To retain the same shape with minimal disruption, Kenny would have to turn to Norwich’s Andrew Omobamidele for a home debut and the brave call might also be the pragmatic one in this instance.
He could switch to a back four with Shane Duffy and John Egan as
centre-halves but there has to be a temptation to try and replicate the good points of Belgrade when Ireland’s two strikers Robinson and Connolly, with Browne breaking through, did give Serbia’s back three some difficulty.
For all the talk of the Irish approach, a key element of this fixture will be managing the Serbian threat and concerns around the well-being of Aleksandar Mitrovic are tempered by the fact that their Plan B, Fiorentina’s Dusan Vlahovic, was a €70m target for Manchester City in the recent transfer window.
“It’s a tactical challenge for us which we have to rise to,” said Kenny. “We need to have a good out-of-possession plan for sure.
“In possession, we have to be comfortable and gain some control as well,” he added.

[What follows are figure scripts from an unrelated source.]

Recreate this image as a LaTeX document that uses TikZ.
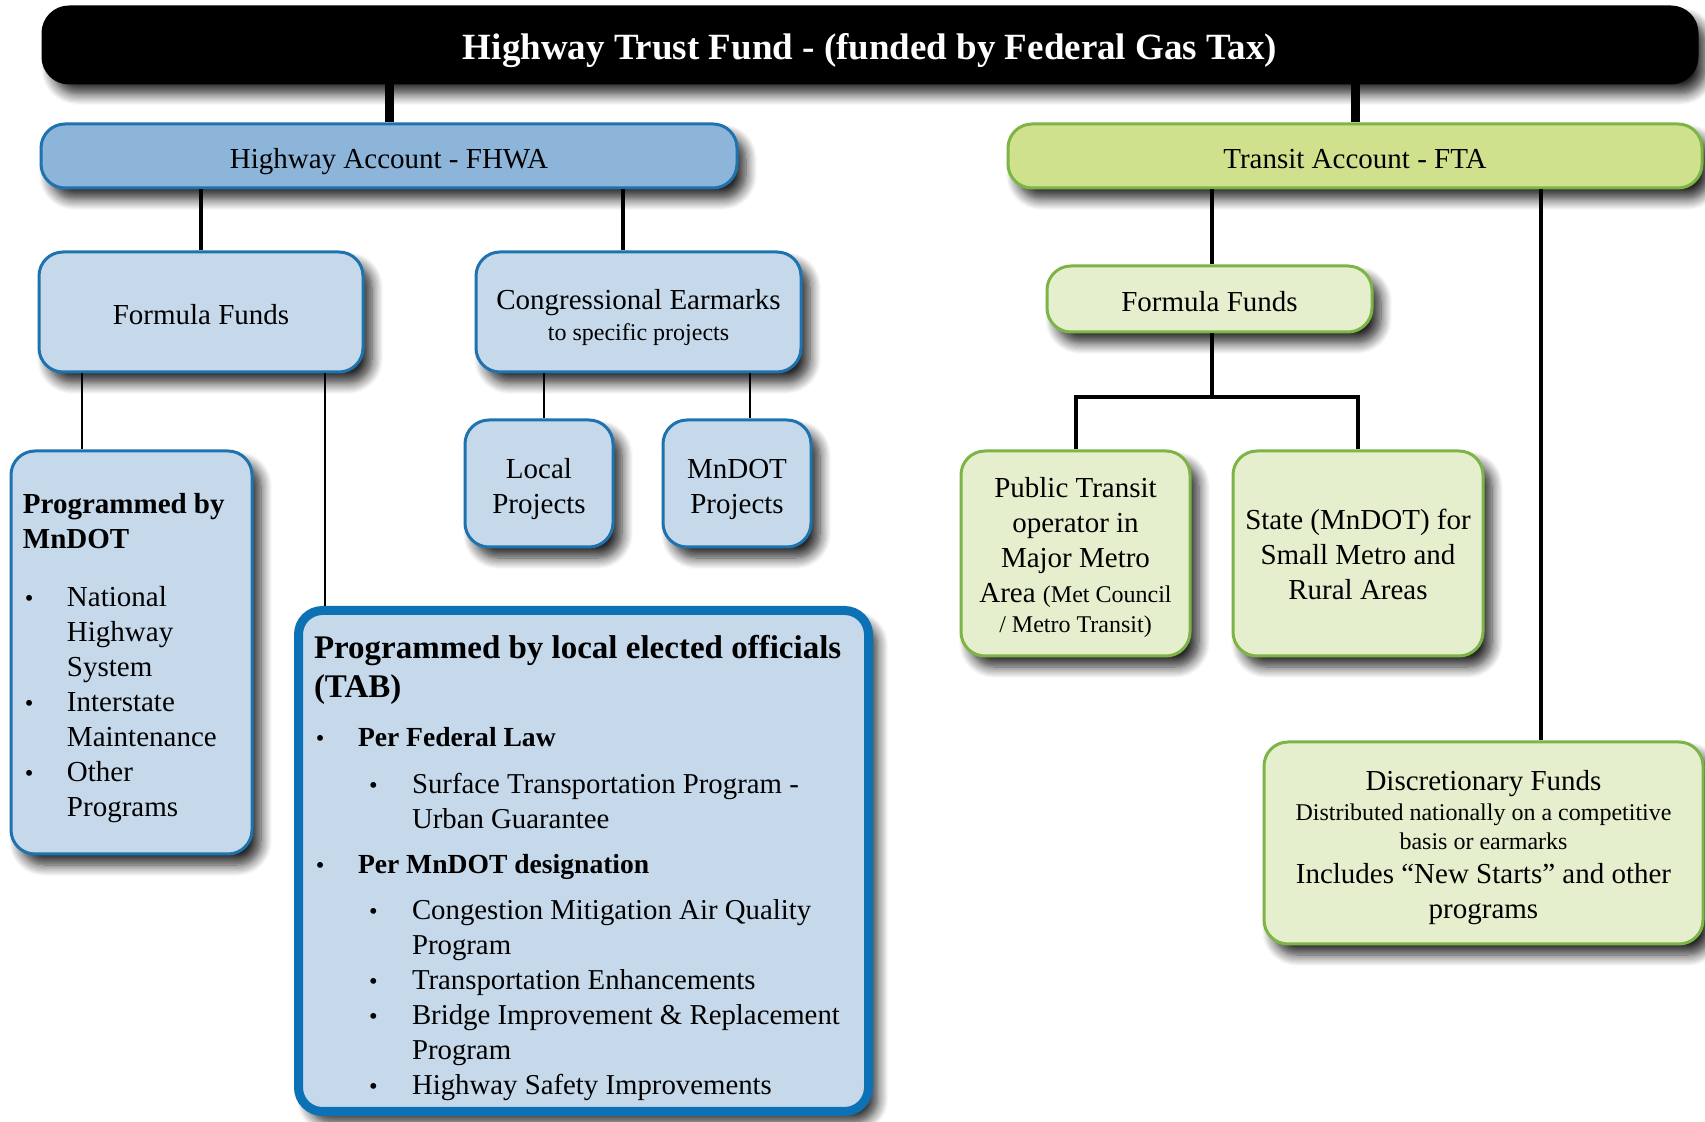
\documentclass[tikz,border=0pt]{standalone}
\usepackage{fontspec}
\setmainfont{Liberation Serif}
\usepackage{tikz}
\usetikzlibrary{shadows.blur}

\definecolor{hwyblue}{HTML}{8DB4D9}
\definecolor{boxblue}{HTML}{C6D9EB}
\definecolor{edgeblue}{HTML}{1E73AF}
\definecolor{tabblue}{HTML}{0C72B5}
\definecolor{transgreen}{HTML}{CFE18D}
\definecolor{boxgreen}{HTML}{E6EFCD}
\definecolor{edgegreen}{HTML}{7DB446}

\newcommand{\bodysize}{\fontsize{14.5}{17.5}\selectfont}
\newcommand{\tabsize}{\fontsize{14.4}{17.5}\selectfont}
\newcommand{\smallsize}{\fontsize{12}{14.5}\selectfont}
\newcommand{\headsize}{\fontsize{16.5}{19.5}\selectfont\bfseries}
\newcommand{\subhead}[1]{{\fontsize{13.8}{17.5}\selectfont\bfseries #1}}
\newcommand{\dotmark}{\scalebox{0.85}{\textbullet}}
\newcommand{\bulA}[1]{\hspace*{1pt}\makebox[21pt][l]{\dotmark}#1}
\newcommand{\contA}[1]{\hspace*{22pt}#1}
\newcommand{\bulB}[1]{\hspace*{27.5pt}\makebox[21.5pt][l]{\dotmark}#1}
\newcommand{\contB}[1]{\hspace*{49pt}#1}

\tikzset{
  box/.style={rounded corners=12pt, line width=1.5pt, align=flush center, inner sep=0pt, font=\bodysize,
    blur shadow={shadow xshift=4.5pt, shadow yshift=-5.5pt, shadow blur radius=5.5pt, shadow blur steps=10, shadow opacity=85}},
  bluebox/.style={box, draw=edgeblue, fill=boxblue},
  greenbox/.style={box, draw=edgegreen, fill=boxgreen},
  boxsize/.style 2 args={minimum width=#1, text width=#1, minimum height=#2},
  oneline/.style={text height=14pt, text depth=1.7pt},
  trunk/.style={line width=4.5pt},
  limb/.style={line width=2pt},
  twig/.style={line width=1pt}
}

\begin{document}
\begin{tikzpicture}[x=0.5pt, y=-0.5pt]
\useasboundingbox (0,0) rectangle (1705,1122);
\node[box, draw=black, fill=black, text=white, font=\fontsize{18.5}{22}\selectfont\bfseries, boxsize={827pt}{38pt}, rounded corners=13pt, text height=17pt, text depth=2.2pt] (fund) at (870,45) {Highway Trust Fund - (funded by Federal Gas Tax)};

\node[bluebox, fill=hwyblue, boxsize={348pt}{32pt}, oneline] (hwy) at (389,156) {Highway Account - FHWA};
\node[greenbox, fill=transgreen, boxsize={347pt}{32pt}, oneline] (fta) at (1355,156) {Transit Account - FTA};

\node[bluebox, boxsize={162pt}{60pt}, oneline] (formL) at (201,312) {Formula Funds};
\node[bluebox, boxsize={162.5pt}{60pt}, text height=15.3pt] (earmark) at (638.5,312) {Congressional Earmarks\\[-2pt]{\smallsize to specific projects}};
\node[bluebox, boxsize={74pt}{63.5pt}, text height=15.3pt] (local) at (539,483.5) {Local\\Projects};
\node[bluebox, boxsize={74pt}{63.5pt}, text height=15.3pt] (mndot) at (737,483.5) {MnDOT\\Projects};

\node[bluebox, minimum width=120.5pt, minimum height=201.5pt, text width=108.5pt, inner xsep=6pt, align=flush left, text height=15.4pt] (bymndot) at (131.5,652.5) {\textbf{Programmed by}\\\textbf{MnDOT}\\[11.5pt]
\bulA{National}\\
\contA{Highway}\\
\contA{System}\\
\bulA{Interstate}\\
\contA{Maintenance}\\
\bulA{Other}\\
\contA{Programs}};

\node[bluebox, draw=tabblue, line width=4.5pt, minimum width=285pt, minimum height=250.5pt, text width=269.5pt, inner xsep=7.75pt, align=flush left, font=\tabsize, text height=18.4pt] (tab) at (583.5,861) {{\headsize Programmed by local elected officials}\\[2pt]{\headsize (TAB)}\\[7pt]
\bulA{\subhead{Per Federal Law}}\\[6pt]
\bulB{Surface Transportation Program -}\\
\contB{Urban Guarantee}\\[5pt]
\bulA{\subhead{Per MnDOT designation}}\\[5.5pt]
\bulB{Congestion Mitigation Air Quality}\\
\contB{Program}\\
\bulB{Transportation Enhancements}\\
\bulB{Bridge Improvement \& Replacement}\\
\contB{Program}\\
\bulB{Highway Safety Improvements}};

\node[greenbox, boxsize={162.5pt}{33pt}, oneline] (formR) at (1209.5,299) {Formula Funds};
\node[greenbox, boxsize={114.5pt}{102.5pt}, text height=14.2pt] (metro) at (1075.5,553.5) {Public Transit\\operator in\\Major Metro\\Area {\smallsize(Met Council}\\[-2.5pt]{\smallsize/ Metro Transit)}};
\node[greenbox, boxsize={125pt}{102.5pt}, text height=11pt] (state) at (1358,553.5) {State (MnDOT) for\\Small Metro and\\Rural Areas};
\node[greenbox, boxsize={219.5pt}{101pt}, text height=14.2pt] (disc) at (1483.5,843) {Discretionary Funds\\[-2.5pt]{\smallsize Distributed nationally on a competitive}\\[-3pt]{\smallsize basis or earmarks}\\[-0.5pt]Includes “New Starts” and other\\programs};

\draw[trunk] (fund.south -| hwy) -- (hwy.north);
\draw[trunk] (fund.south -| fta) -- (fta.north);
\draw[limb] (hwy.south -| formL) -- (formL.north);
\draw[limb] (hwy.south -| 623,0) -- (earmark.north -| 623,0);
\draw[twig] (formL.south -| 82,0) -- (bymndot.north -| 82,0);
\draw[twig] (formL.south -| 325,0) -- (tab.north -| 325,0);
\draw[twig] (earmark.south -| 544,0) -- (local.north -| 544,0);
\draw[twig] (earmark.south -| 750,0) -- (mndot.north -| 750,0);
\draw[limb] (fta.south -| 1212,0) -- (formR.north -| 1212,0);
\draw[limb] (fta.south -| 1541,0) -- (disc.north -| 1541,0);
\coordinate (split) at (1212,397);
\draw[limb] (formR.south -| split) -- (split);
\draw[limb] (metro.north) |- (split) -| (state.north);
\end{tikzpicture}
\end{document}
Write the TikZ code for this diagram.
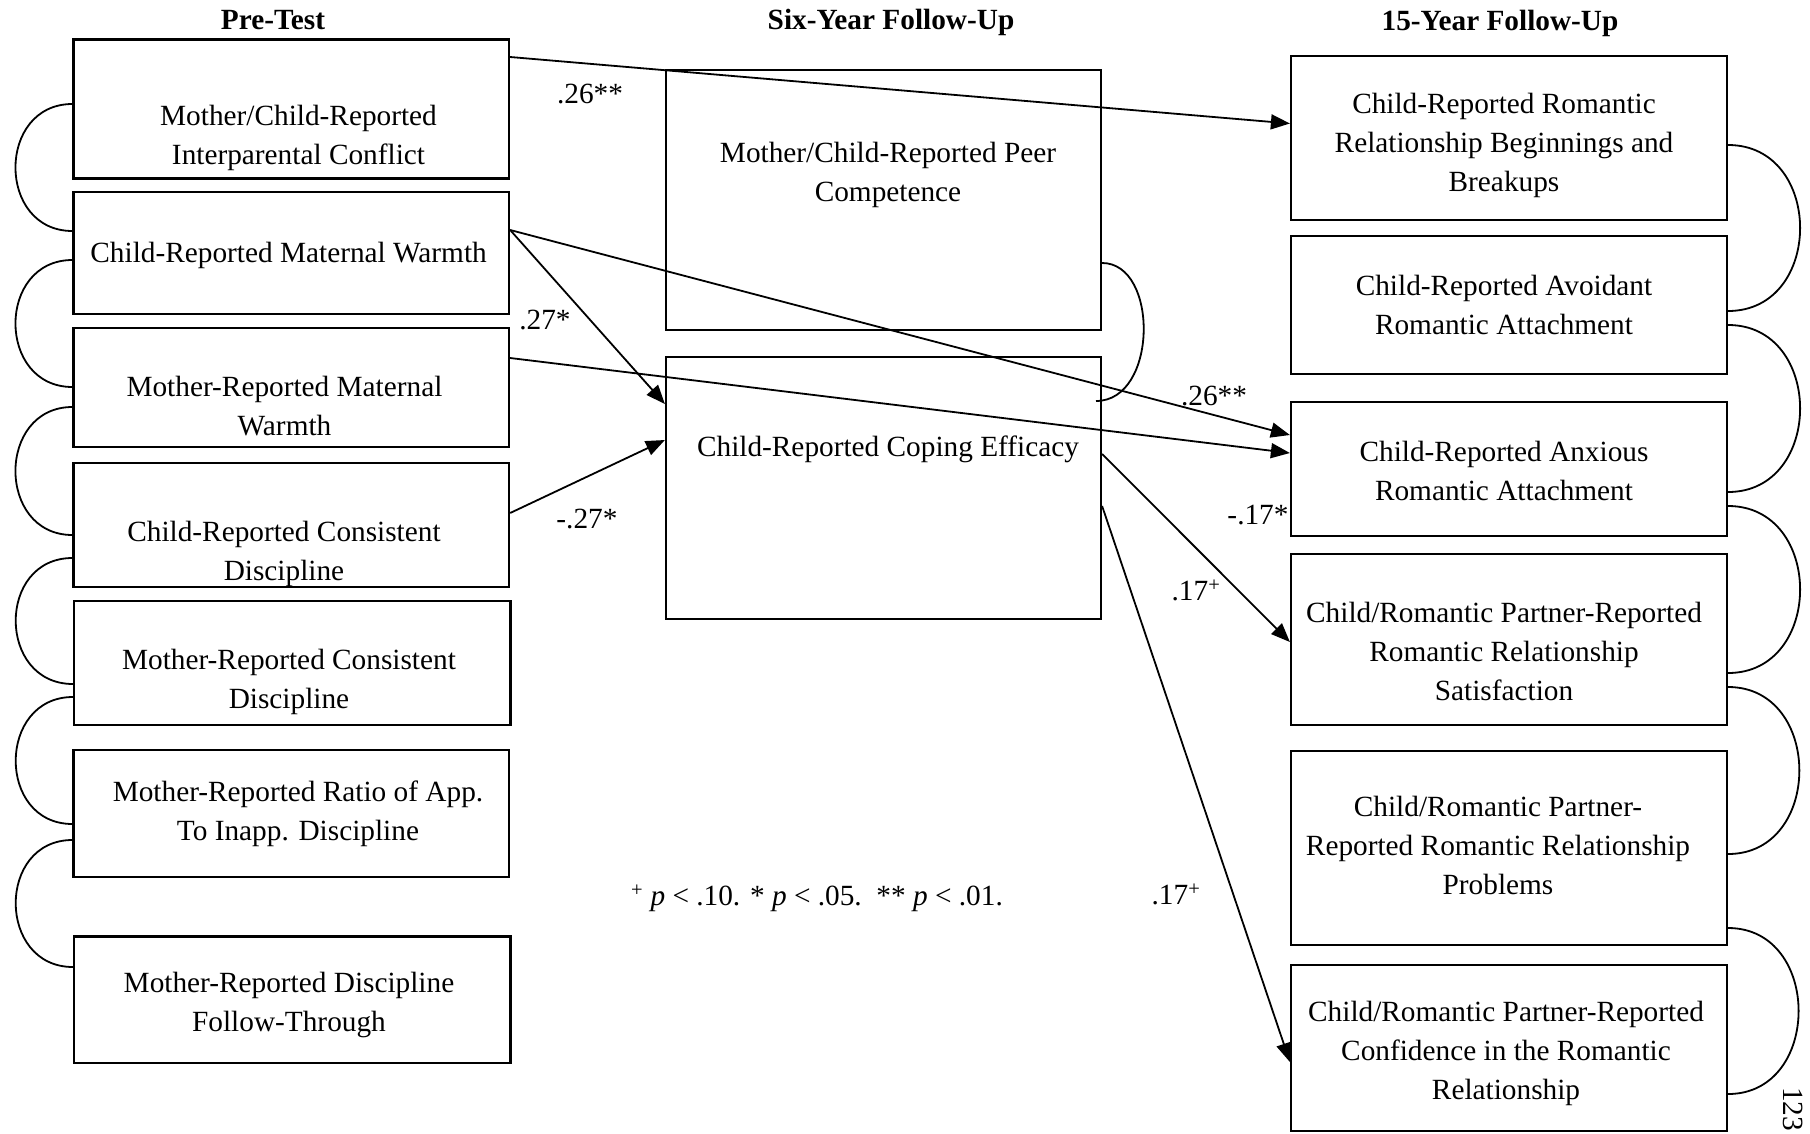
\documentclass[tikz,border=0pt]{standalone}
\usepackage{fontspec}
\setmainfont{Liberation Serif}
\usetikzlibrary{arrows.meta}
\newcommand\bodyfont{\fontsize{29.3}{39}\selectfont}
\begin{document}
\begin{tikzpicture}[x=1pt,y=-1pt,
  box/.style={draw,line width=2.2pt,inner sep=0pt},
  txt/.style={align=center,font=\bodyfont,inner sep=0pt},
  hdr/.style={font=\bodyfont\bfseries,inner sep=0pt},
  lbl/.style={font=\bodyfont,inner sep=0pt},
  effect/.style={line width=1.8pt,-{Triangle[length=19pt,width=15pt]}},
  corr/.style={line width=1.8pt}]
\fill[white] (0,0) rectangle (1810,1133);
\useasboundingbox (0,0) rectangle (1810,1133);

% column headers
\node[hdr] (h1) at (273,22) {\strut Pre-Test};
\node[hdr] (h2) at (891,22) {\strut Six-Year Follow-Up};
\node[hdr] (h3) at (1500,23) {\strut 15-Year Follow-Up};

% pre-test measures
\node[box,minimum width=435.5pt,minimum height=139pt] (L1) at (291.3,109) {};
\node[box,minimum width=435.5pt,minimum height=122.6pt] (L2) at (291.3,253) {};
\node[box,minimum width=435.5pt,minimum height=118.4pt] (L3) at (291.3,387.5) {};
\node[box,minimum width=435.5pt,minimum height=124pt] (L4) at (291.3,525) {};
\node[box,minimum width=436.5pt,minimum height=124pt] (L5) at (292.3,663) {};
\node[box,minimum width=435.5pt,minimum height=127pt] (L6) at (291.3,813.5) {};
\node[box,minimum width=436.5pt,minimum height=126.5pt] (L7) at (292.3,999.8) {};

\node[txt] (L1t) at (298.5,137) {\strut Mother/Child-Reported\\Interparental Conflict\strut};
\node[txt] (L2t) at (288.6,255) {\strut Child-Reported Maternal Warmth\strut};
\node[txt] (L3t) at (284.5,408) {\strut Mother-Reported Maternal\\Warmth\strut};
\node[txt] (L4t) at (284,553.5) {\strut Child-Reported Consistent\\Discipline\strut};
\node[txt] (L5t) at (289,681) {\strut Mother-Reported Consistent\\Discipline\strut};
\node[txt] (L6t) at (298,813) {\strut Mother-Reported Ratio of App.\\To Inapp. Discipline\strut};
\node[txt] (L7t) at (289,1004) {\strut Mother-Reported Discipline\\Follow-Through\strut};

% six-year measures
\node[box,minimum width=435pt,minimum height=260.7pt] (M1) at (883.5,200) {};
\node[box,minimum width=435pt,minimum height=261.6pt] (M2) at (883.5,487.8) {};
\node[txt] (M1t) at (888,174) {\strut Mother/Child-Reported Peer\\Competence\strut};
\node[txt] (M2t) at (888,449) {\strut Child-Reported Coping Efficacy\strut};

% fifteen-year outcomes
\node[box,minimum width=436pt,minimum height=164pt] (R1) at (1509,138) {};
\node[box,minimum width=436pt,minimum height=138pt] (R2) at (1509,305) {};
\node[box,minimum width=436pt,minimum height=134pt] (R3) at (1509,469) {};
\node[box,minimum width=436pt,minimum height=171pt] (R4) at (1509,639.5) {};
\node[box,minimum width=436pt,minimum height=194pt] (R5) at (1509,848) {};
\node[box,minimum width=436pt,minimum height=166pt] (R6) at (1509,1048) {};

\node[txt] (R1t) at (1504,145) {\strut Child-Reported Romantic\\Relationship Beginnings and\\Breakups\strut};
\node[txt] (R2t) at (1504,307.5) {\strut Child-Reported Avoidant\\Romantic Attachment\strut};
\node[txt] (R3t) at (1504,473.5) {\strut Child-Reported Anxious\\Romantic Attachment\strut};
\node[txt] (R4t) at (1504,654) {\strut Child/Romantic Partner-Reported\\Romantic Relationship\\Satisfaction\strut};
\node[txt] (R5t) at (1498,848) {\strut Child/Romantic Partner-\\Reported Romantic Relationship\\Problems\strut};
\node[txt] (R6t) at (1506,1053) {\strut Child/Romantic Partner-Reported\\Confidence in the Romantic\\Relationship\strut};

% correlations among pre-test measures
\draw[corr] (L1.west |- 0,104) .. controls +(-76,0) and +(-76,0) .. (L2.west |- 0,231);
\draw[corr] (L2.west |- 0,260) .. controls +(-76,0) and +(-76,0) .. (L3.west |- 0,387);
\draw[corr] (L3.west |- 0,407) .. controls +(-76,0) and +(-76,0) .. (L4.west |- 0,535);
\draw[corr] (L4.west |- 0,558) .. controls +(-76,0) and +(-76,0) .. (L5.west |- 0,684);
\draw[corr] (L5.west |- 0,697) .. controls +(-76,0) and +(-76,0) .. (L6.west |- 0,824);
\draw[corr] (L6.west |- 0,840) .. controls +(-76,0) and +(-76,0) .. (L7.west |- 0,967);

% correlation among six-year measures
\draw[corr] (M1.east |- 0,263) .. controls +(57,0) and +(62,0) .. (1096,401);

% correlations among outcomes
\draw[corr] (R1.east |- 0,145) .. controls +(96,0) and +(96,0) .. (R2.east |- 0,311);
\draw[corr] (R2.east |- 0,325) .. controls +(96,0) and +(96,0) .. (R3.east |- 0,492);
\draw[corr] (R3.east |- 0,506) .. controls +(96,0) and +(96,0) .. (R4.east |- 0,673);
\draw[corr] (R4.east |- 0,687) .. controls +(95,0) and +(95,0) .. (R5.east |- 0,854);
\draw[corr] (R5.east |- 0,928) .. controls +(94,0) and +(94,0) .. (R6.east |- 0,1094);

% significant paths
\draw[effect] (L1.east |- 0,57) -- (R1.west |- 0,123.5);
\draw[effect] (L2.east |- 0,230) -- (M2.west |- 0,404);
\draw[effect] (L2.east |- 0,230) -- (R3.west |- 0,435);
\draw[effect] (L3.east |- 0,358) -- (R3.west |- 0,453);
\draw[effect] (L4.east |- 0,513) -- (M2.west |- 0,440);
\draw[effect] (M2.east |- 0,454) -- (R4.west |- 0,642);
\draw[effect] (M2.east |- 0,506) -- (R6.west |- 0,1062);

% path coefficients
\node[lbl] (e1) at (590,96) {\strut .26**};
\node[lbl] (e2) at (545,322) {\strut .27*};
\node[lbl] (e3) at (587,521) {\strut -.27*};
\node[lbl] (e4) at (1214,398) {\strut .26**};
\node[lbl] (e5) at (1258,517) {\strut -.17*};
\node[lbl] (e6) at (1196,593) {\strut .17\textsuperscript{+}};
\node[lbl] (e7) at (1176,897) {\strut .17\textsuperscript{+}};

% significance note and page number
\node[lbl] (note) at (817,898) {\strut\textsuperscript{+} \textit{p} < .10. * \textit{p} < .05.\ \ ** \textit{p} < .01.};
\node[lbl,rotate=-90] (page) at (1793,1109) {123};
\end{tikzpicture}
\end{document}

Essentially, it will be a different animal to the Azerbaijan brief and it might suit the skillset of his squad better, with Adam Idah a threat on the counter if he is fit and ready to go again.
While Mitrovic is the goal threat, Dusan Tadic is the key provider who can start wide and drift centrally and this is where Ireland have to be vigilant and compact to avoid gaps appearing between the lines. Hence, the need to choose their attacks carefully.
The crowd will have a role to play and they will have their say afterwards, with Kenny conscious of the “volatility” in the scale of reaction that comes with this gig.
After the good and bad of this window, his task is to make this test the unambiguous best-of-three.